%%

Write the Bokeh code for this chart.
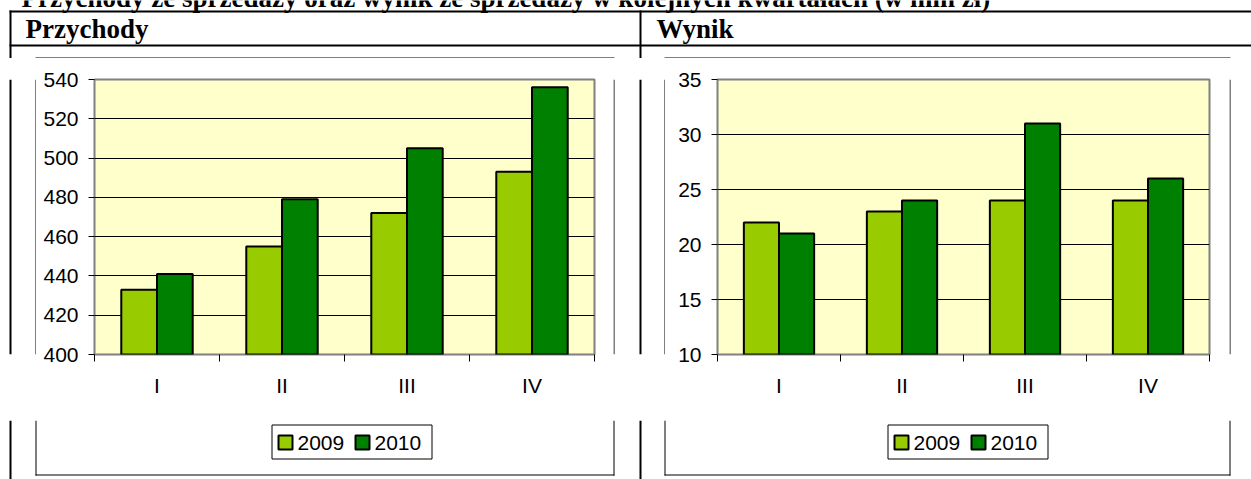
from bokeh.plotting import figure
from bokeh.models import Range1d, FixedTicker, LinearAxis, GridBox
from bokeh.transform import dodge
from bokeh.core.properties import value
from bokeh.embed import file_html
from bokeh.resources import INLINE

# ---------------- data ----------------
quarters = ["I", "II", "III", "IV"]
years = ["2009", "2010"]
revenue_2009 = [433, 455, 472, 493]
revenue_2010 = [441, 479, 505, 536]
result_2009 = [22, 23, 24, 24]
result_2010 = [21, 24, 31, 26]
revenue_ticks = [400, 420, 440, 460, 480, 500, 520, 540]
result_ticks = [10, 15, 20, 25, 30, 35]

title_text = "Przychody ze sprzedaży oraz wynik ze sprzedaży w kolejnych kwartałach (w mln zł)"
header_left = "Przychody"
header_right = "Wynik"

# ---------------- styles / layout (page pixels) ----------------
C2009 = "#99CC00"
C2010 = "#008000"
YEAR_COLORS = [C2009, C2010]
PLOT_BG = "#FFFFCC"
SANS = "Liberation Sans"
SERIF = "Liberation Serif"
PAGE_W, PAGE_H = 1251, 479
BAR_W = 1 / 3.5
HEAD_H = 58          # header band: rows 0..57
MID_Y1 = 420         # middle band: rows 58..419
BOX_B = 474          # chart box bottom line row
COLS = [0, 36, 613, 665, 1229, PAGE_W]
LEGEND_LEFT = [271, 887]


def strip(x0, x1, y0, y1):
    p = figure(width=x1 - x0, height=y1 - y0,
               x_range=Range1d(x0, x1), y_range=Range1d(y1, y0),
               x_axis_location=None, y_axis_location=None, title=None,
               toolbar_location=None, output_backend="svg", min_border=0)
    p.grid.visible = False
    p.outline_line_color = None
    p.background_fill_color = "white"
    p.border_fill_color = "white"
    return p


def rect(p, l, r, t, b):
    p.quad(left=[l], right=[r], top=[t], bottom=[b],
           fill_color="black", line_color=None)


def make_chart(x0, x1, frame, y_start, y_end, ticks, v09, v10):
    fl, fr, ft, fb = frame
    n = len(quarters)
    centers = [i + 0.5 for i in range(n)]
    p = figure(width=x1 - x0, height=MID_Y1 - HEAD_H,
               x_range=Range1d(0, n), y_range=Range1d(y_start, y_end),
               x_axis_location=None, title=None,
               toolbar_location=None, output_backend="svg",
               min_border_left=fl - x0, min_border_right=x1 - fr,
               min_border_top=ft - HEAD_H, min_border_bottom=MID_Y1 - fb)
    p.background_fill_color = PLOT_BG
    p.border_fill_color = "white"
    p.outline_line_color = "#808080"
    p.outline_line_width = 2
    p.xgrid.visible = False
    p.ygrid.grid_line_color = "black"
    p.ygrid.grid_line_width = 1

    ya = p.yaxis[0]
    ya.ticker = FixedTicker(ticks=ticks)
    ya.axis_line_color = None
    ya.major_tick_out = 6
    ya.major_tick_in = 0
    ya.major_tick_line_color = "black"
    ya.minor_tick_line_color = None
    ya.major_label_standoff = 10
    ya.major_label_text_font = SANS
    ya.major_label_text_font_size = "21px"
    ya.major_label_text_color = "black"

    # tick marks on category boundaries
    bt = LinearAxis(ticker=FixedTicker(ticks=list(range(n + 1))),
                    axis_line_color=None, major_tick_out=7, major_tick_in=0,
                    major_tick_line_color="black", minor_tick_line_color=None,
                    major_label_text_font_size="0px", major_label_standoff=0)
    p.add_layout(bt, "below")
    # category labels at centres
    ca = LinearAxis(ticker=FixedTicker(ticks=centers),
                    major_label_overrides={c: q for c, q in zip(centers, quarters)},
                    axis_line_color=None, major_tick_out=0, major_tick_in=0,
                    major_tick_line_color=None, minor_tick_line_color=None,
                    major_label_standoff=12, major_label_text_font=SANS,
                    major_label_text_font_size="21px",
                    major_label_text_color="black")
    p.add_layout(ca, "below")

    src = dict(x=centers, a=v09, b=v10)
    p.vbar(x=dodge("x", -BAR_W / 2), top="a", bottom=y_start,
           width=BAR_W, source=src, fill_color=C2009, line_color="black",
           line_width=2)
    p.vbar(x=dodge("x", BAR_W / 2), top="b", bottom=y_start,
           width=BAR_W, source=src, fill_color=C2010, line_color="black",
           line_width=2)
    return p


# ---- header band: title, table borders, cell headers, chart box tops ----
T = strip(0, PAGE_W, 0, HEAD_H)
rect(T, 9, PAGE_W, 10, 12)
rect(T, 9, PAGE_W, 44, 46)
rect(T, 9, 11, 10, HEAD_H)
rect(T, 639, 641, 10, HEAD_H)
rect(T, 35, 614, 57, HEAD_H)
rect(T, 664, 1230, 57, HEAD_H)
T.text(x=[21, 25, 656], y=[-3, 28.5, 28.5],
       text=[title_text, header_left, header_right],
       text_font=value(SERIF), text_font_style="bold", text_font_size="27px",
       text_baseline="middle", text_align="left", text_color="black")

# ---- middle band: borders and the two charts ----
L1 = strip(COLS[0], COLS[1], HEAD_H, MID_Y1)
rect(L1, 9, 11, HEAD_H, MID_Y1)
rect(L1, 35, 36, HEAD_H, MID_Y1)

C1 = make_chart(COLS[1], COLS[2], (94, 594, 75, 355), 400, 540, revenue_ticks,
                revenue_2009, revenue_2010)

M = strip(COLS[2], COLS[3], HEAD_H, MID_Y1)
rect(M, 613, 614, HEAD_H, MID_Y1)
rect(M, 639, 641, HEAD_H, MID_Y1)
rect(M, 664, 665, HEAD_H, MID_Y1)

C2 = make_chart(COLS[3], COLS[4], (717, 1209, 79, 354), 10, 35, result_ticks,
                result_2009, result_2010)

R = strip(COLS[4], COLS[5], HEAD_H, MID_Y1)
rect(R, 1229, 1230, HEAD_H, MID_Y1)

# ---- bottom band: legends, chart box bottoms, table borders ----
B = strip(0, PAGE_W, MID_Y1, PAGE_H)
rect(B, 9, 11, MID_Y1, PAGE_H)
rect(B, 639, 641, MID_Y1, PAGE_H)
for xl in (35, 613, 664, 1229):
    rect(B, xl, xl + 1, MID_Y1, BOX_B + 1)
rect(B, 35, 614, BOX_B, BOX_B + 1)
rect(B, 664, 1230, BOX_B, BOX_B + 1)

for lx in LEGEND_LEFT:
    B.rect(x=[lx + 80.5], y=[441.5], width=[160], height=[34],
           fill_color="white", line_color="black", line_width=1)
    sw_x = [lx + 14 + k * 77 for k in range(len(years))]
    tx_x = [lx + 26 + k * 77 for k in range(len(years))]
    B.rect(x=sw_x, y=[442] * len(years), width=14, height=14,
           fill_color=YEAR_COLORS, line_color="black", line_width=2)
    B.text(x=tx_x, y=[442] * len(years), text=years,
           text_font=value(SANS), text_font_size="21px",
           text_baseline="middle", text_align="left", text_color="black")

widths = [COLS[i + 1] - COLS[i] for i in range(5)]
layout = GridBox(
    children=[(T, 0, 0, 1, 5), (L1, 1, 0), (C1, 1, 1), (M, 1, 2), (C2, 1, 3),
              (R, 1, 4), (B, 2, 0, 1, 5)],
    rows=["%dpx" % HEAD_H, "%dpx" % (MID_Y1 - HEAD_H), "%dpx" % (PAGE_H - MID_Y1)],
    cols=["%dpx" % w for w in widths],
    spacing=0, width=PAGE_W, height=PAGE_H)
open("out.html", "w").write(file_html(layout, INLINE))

%%

▸ Exercise objective
Repeat the material above in full and exactly, apart from the pictures.

▸ Exercise response
Write the Bokeh code for this chart.
from bokeh.plotting import figure
from bokeh.models import Range1d, FixedTicker, LinearAxis, GridBox
from bokeh.transform import dodge
from bokeh.core.properties import value
from bokeh.embed import file_html
from bokeh.resources import INLINE

# ---------------- data ----------------
quarters = ["I", "II", "III", "IV"]
years = ["2009", "2010"]
revenue_2009 = [433, 455, 472, 493]
revenue_2010 = [441, 479, 505, 536]
result_2009 = [22, 23, 24, 24]
result_2010 = [21, 24, 31, 26]
revenue_ticks = [400, 420, 440, 460, 480, 500, 520, 540]
result_ticks = [10, 15, 20, 25, 30, 35]

title_text = "Przychody ze sprzedaży oraz wynik ze sprzedaży w kolejnych kwartałach (w mln zł)"
header_left = "Przychody"
header_right = "Wynik"

# ---------------- styles / layout (page pixels) ----------------
C2009 = "#99CC00"
C2010 = "#008000"
YEAR_COLORS = [C2009, C2010]
PLOT_BG = "#FFFFCC"
SANS = "Liberation Sans"
SERIF = "Liberation Serif"
PAGE_W, PAGE_H = 1251, 479
BAR_W = 1 / 3.5
HEAD_H = 58          # header band: rows 0..57
MID_Y1 = 420         # middle band: rows 58..419
BOX_B = 474          # chart box bottom line row
COLS = [0, 36, 613, 665, 1229, PAGE_W]
LEGEND_LEFT = [271, 887]


def strip(x0, x1, y0, y1):
    p = figure(width=x1 - x0, height=y1 - y0,
               x_range=Range1d(x0, x1), y_range=Range1d(y1, y0),
               x_axis_location=None, y_axis_location=None, title=None,
               toolbar_location=None, output_backend="svg", min_border=0)
    p.grid.visible = False
    p.outline_line_color = None
    p.background_fill_color = "white"
    p.border_fill_color = "white"
    return p


def rect(p, l, r, t, b):
    p.quad(left=[l], right=[r], top=[t], bottom=[b],
           fill_color="black", line_color=None)


def make_chart(x0, x1, frame, y_start, y_end, ticks, v09, v10):
    fl, fr, ft, fb = frame
    n = len(quarters)
    centers = [i + 0.5 for i in range(n)]
    p = figure(width=x1 - x0, height=MID_Y1 - HEAD_H,
               x_range=Range1d(0, n), y_range=Range1d(y_start, y_end),
               x_axis_location=None, title=None,
               toolbar_location=None, output_backend="svg",
               min_border_left=fl - x0, min_border_right=x1 - fr,
               min_border_top=ft - HEAD_H, min_border_bottom=MID_Y1 - fb)
    p.background_fill_color = PLOT_BG
    p.border_fill_color = "white"
    p.outline_line_color = "#808080"
    p.outline_line_width = 2
    p.xgrid.visible = False
    p.ygrid.grid_line_color = "black"
    p.ygrid.grid_line_width = 1

    ya = p.yaxis[0]
    ya.ticker = FixedTicker(ticks=ticks)
    ya.axis_line_color = None
    ya.major_tick_out = 6
    ya.major_tick_in = 0
    ya.major_tick_line_color = "black"
    ya.minor_tick_line_color = None
    ya.major_label_standoff = 10
    ya.major_label_text_font = SANS
    ya.major_label_text_font_size = "21px"
    ya.major_label_text_color = "black"

    # tick marks on category boundaries
    bt = LinearAxis(ticker=FixedTicker(ticks=list(range(n + 1))),
                    axis_line_color=None, major_tick_out=7, major_tick_in=0,
                    major_tick_line_color="black", minor_tick_line_color=None,
                    major_label_text_font_size="0px", major_label_standoff=0)
    p.add_layout(bt, "below")
    # category labels at centres
    ca = LinearAxis(ticker=FixedTicker(ticks=centers),
                    major_label_overrides={c: q for c, q in zip(centers, quarters)},
                    axis_line_color=None, major_tick_out=0, major_tick_in=0,
                    major_tick_line_color=None, minor_tick_line_color=None,
                    major_label_standoff=12, major_label_text_font=SANS,
                    major_label_text_font_size="21px",
                    major_label_text_color="black")
    p.add_layout(ca, "below")

    src = dict(x=centers, a=v09, b=v10)
    p.vbar(x=dodge("x", -BAR_W / 2), top="a", bottom=y_start,
           width=BAR_W, source=src, fill_color=C2009, line_color="black",
           line_width=2)
    p.vbar(x=dodge("x", BAR_W / 2), top="b", bottom=y_start,
           width=BAR_W, source=src, fill_color=C2010, line_color="black",
           line_width=2)
    return p


# ---- header band: title, table borders, cell headers, chart box tops ----
T = strip(0, PAGE_W, 0, HEAD_H)
rect(T, 9, PAGE_W, 10, 12)
rect(T, 9, PAGE_W, 44, 46)
rect(T, 9, 11, 10, HEAD_H)
rect(T, 639, 641, 10, HEAD_H)
rect(T, 35, 614, 57, HEAD_H)
rect(T, 664, 1230, 57, HEAD_H)
T.text(x=[21, 25, 656], y=[-3, 28.5, 28.5],
       text=[title_text, header_left, header_right],
       text_font=value(SERIF), text_font_style="bold", text_font_size="27px",
       text_baseline="middle", text_align="left", text_color="black")

# ---- middle band: borders and the two charts ----
L1 = strip(COLS[0], COLS[1], HEAD_H, MID_Y1)
rect(L1, 9, 11, HEAD_H, MID_Y1)
rect(L1, 35, 36, HEAD_H, MID_Y1)

C1 = make_chart(COLS[1], COLS[2], (94, 594, 75, 355), 400, 540, revenue_ticks,
                revenue_2009, revenue_2010)

M = strip(COLS[2], COLS[3], HEAD_H, MID_Y1)
rect(M, 613, 614, HEAD_H, MID_Y1)
rect(M, 639, 641, HEAD_H, MID_Y1)
rect(M, 664, 665, HEAD_H, MID_Y1)

C2 = make_chart(COLS[3], COLS[4], (717, 1209, 79, 354), 10, 35, result_ticks,
                result_2009, result_2010)

R = strip(COLS[4], COLS[5], HEAD_H, MID_Y1)
rect(R, 1229, 1230, HEAD_H, MID_Y1)

# ---- bottom band: legends, chart box bottoms, table borders ----
B = strip(0, PAGE_W, MID_Y1, PAGE_H)
rect(B, 9, 11, MID_Y1, PAGE_H)
rect(B, 639, 641, MID_Y1, PAGE_H)
for xl in (35, 613, 664, 1229):
    rect(B, xl, xl + 1, MID_Y1, BOX_B + 1)
rect(B, 35, 614, BOX_B, BOX_B + 1)
rect(B, 664, 1230, BOX_B, BOX_B + 1)

for lx in LEGEND_LEFT:
    B.rect(x=[lx + 80.5], y=[441.5], width=[160], height=[34],
           fill_color="white", line_color="black", line_width=1)
    sw_x = [lx + 14 + k * 77 for k in range(len(years))]
    tx_x = [lx + 26 + k * 77 for k in range(len(years))]
    B.rect(x=sw_x, y=[442] * len(years), width=14, height=14,
           fill_color=YEAR_COLORS, line_color="black", line_width=2)
    B.text(x=tx_x, y=[442] * len(years), text=years,
           text_font=value(SANS), text_font_size="21px",
           text_baseline="middle", text_align="left", text_color="black")

widths = [COLS[i + 1] - COLS[i] for i in range(5)]
layout = GridBox(
    children=[(T, 0, 0, 1, 5), (L1, 1, 0), (C1, 1, 1), (M, 1, 2), (C2, 1, 3),
              (R, 1, 4), (B, 2, 0, 1, 5)],
    rows=["%dpx" % HEAD_H, "%dpx" % (MID_Y1 - HEAD_H), "%dpx" % (PAGE_H - MID_Y1)],
    cols=["%dpx" % w for w in widths],
    spacing=0, width=PAGE_W, height=PAGE_H)
open("out.html", "w").write(file_html(layout, INLINE))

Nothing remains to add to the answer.